Property rights or property wrongsAugust 20, 2016
Having consistently written regarding the Odessa Port Side privatisation and its predictable failure (planned or otherwise) for all the reasons mentioned, it seems that the Ukrainian government have decided to try once again in October 2016.
This time however, circumstances will have changed somewhat.
The Kolomoisky claim (via his Nortima company) of ownership has been rebuffed by the courts, leaving only two significant issues. Those significant issues being an alleged gas supply debt to Dmitry Firtash’s Ostchem group of companies (РГК Трейдинга to be precise) of approximately $520 million, and the original and extremely unrealistic opening bid price of $527 million.
As the Firtash debt is a matter of legal proceedings, and the courts having already dealt with the Kolomoiksy claim over the initial attempt to privatise Odessa Port Side many years ago, it leaves the matter of correcting the opening bid price within the remit of Government Ukraine.
This blog having consistently stated that the plant is worth between $300 (fair price) – $400 million (outstanding result) therefore demands that a substantial reduction in opening bid price has to occur.

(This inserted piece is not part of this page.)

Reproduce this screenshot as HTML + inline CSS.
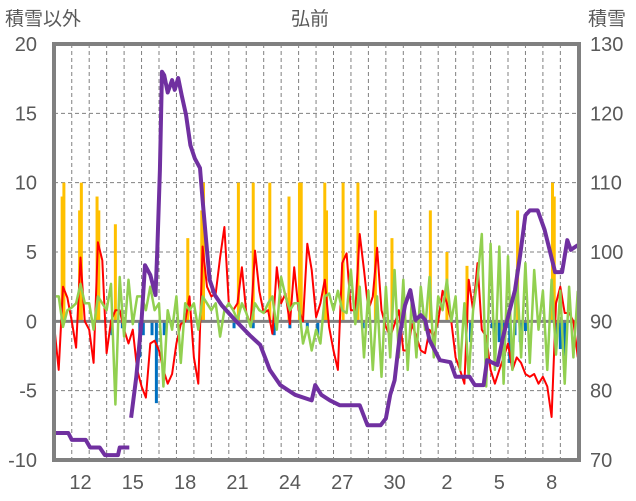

An initial slashing of 30% from the original price is being discussed – and quite frankly has to happen.
What is decided upon when October arrives remains to be seen, however if there is to be any realistic chance of competitive bidding then slashing the opening bid price by 30% may not be enough. 40% may be necessary to regenerate interest from those such as Norway’s Yara Norge, US-based IBE Trade Corp, Koch Fertilizer LLC, CF Industries Holdings Inc, and Poland’s Ciech S.A who were initially eyeing the asset.
Meanwhile on 19th August Odessa Economics Court issued its judgement regarding Odessa Oil Refinery allegedly “acquired” by Sergei Kurchenko when fronting for the “Yanukovych Family” during the period that the Yanukovych regime was in power. When “The Family” fled Ukraine, including the wanted Mr Kurchenko, Odessa Oil Refinery was arrested and placed under the “management” of Ukrtransnaftoproduct, a State Owned Enterprise closely associated with Ihor Kolomoisky’s interests.
Seemingly with very little by way of documentation, the judge nevertheless ruled in favour of two Cypriot owned companies (believed to belong to Mr Kurchenko) and Russia’s VTB Bank acknowledging their claims of UAH 14 Billion – thus opening up the legal route to reclaim approximately $5.5 billion from Ukraine, and perhaps the return of the asset to Mr Kurchenko despite the somewhat lacking and questionable documentation submitted by the claimant.
Naturally strong statements are being made regarding the integrity – or more accurately blunt allegations of corruption – against the judge. Odessa Economic Court is widely perceived to be the second-most corrupt court in Ukraine after that of Kyiv, and as there has been no significant change of judicial personnel since the “Revolution of Dignity” in 2014, there has been no significant change in the frequency or dubious/corrupt judgements handed down.
Indeed there is perhaps little solace to be found when the removal of judicial immunity finally becomes active on 30th September. There already exists a draft law that seeks to mitigate that outcome – Ch 2, Art 59 basically provides that a judge must be forewarned of his impending arrest, thus providing ample time to disappear with ill-gotten gains.
This being one of many problematic issues within this draft law submitted by Alexie Filatov, Deputy Head of the Presidential Administration. So retarded is this draft law that a reader may ponder whether President Poroshenko knows what poor legislation the Deputy Head of his own administration is proposing.
Perhaps he doesn’t.
If he does, the question is therefore why is this legislation likely to go forward? Is it yet another attempt by the President to mitigate and strike deals within the Ukrainian elite whilst giving the legislative structural impression of reform progress?
If not an attempt to keep all within the elite happy (relatively), then perhaps there is no intention to allow this draft to become law whatsoever, and it is an influence operation being conducted by the Presidential Administration allowing the President publicly and loudly to veto such poor legislation in order to reaffirm (or buy back) his “reform credentials”. Among many on-going issues, most recently those credentials have suffered both domestically and internationally from the warfare within Yuri Lutsenko’s prosecutor’s empire, and also from the e-declaration farce relating to assets of public figures/servants – a debacle that won’t be fixed for a few weeks, and the resulting “issues” that eventually come to light from this fiasco will begin to appear in a few months from now insuring the matter doesn’t fade swiftly from the headlines.
It’s all rather messy. Property rights, or property wrongs? Wronging property rights, or righting property wrongs?
Time, as it invariably does, will tell.